RUN chmod 644 $(find . -type f)
RUN chmod 755 $(find . -type d)
CMD ["stepstone_scraper.main"]
The lambda function creation in terraform like this:
resource "aws_lambda_function" "job_scraping_function" {
package_type = "Image"
image_uri = "${aws_ecr_repository.scraping_repo.repository_url}:latest"
function_name = "job_scraping_function"
role = aws_iam_role.lambda_s3_role.arn
memory_size = 256
timeout = 600
depends_on = [null_resource.docker_build_and_push]
}
The underlying role can be assumed by lambda, has full s3, ec2, lambda, ECR and cloudwatch access and the AWSLambdaBasicExecutionRole arn is attached to it.
Has anyone got an idea what my issue might be?
2
Answers
Your
def main(event, context):
is incorrectly indented, so probably that’s why lambda can’t use the main function.You aren’t logging hardly anything, so I would expect the exact logs you are seeing. You need to add more logs to see what is happening before the timeout. This is not an issue of "getting proper logs", it is an issue of your Lambda function timing out.

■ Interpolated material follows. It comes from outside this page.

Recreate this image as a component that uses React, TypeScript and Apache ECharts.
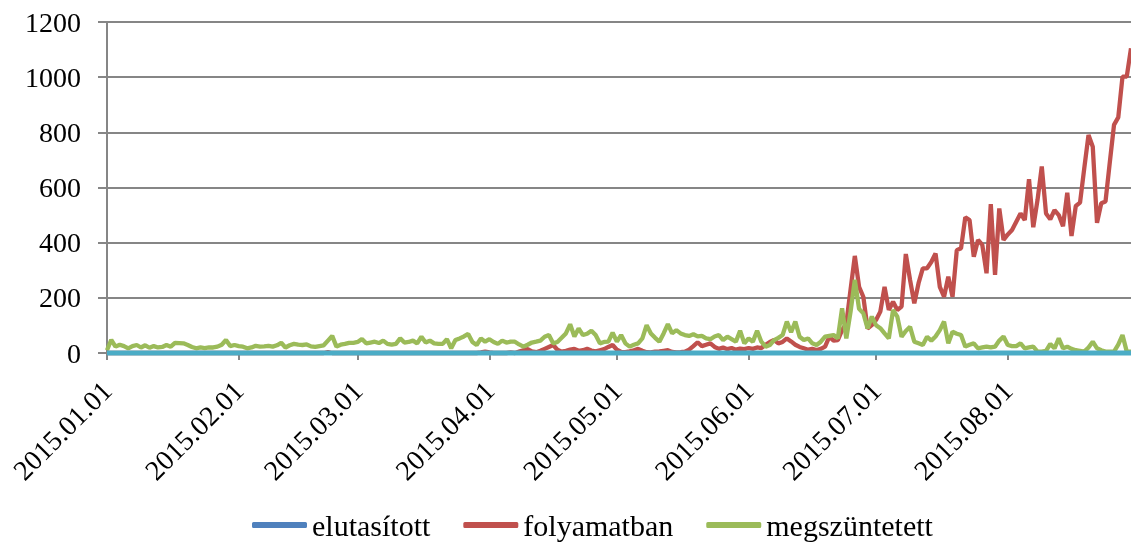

The reason it is timing out is most likely because the network requests you are making don’t work from the Lambda environment. Most likely you have configured the Lambda function to run in a VPC, without deploying it to a subnet with a route to a NAT Gateway. If that’s not the case, then the URL you are trying to access on the Internet may have blocked AWS IPs.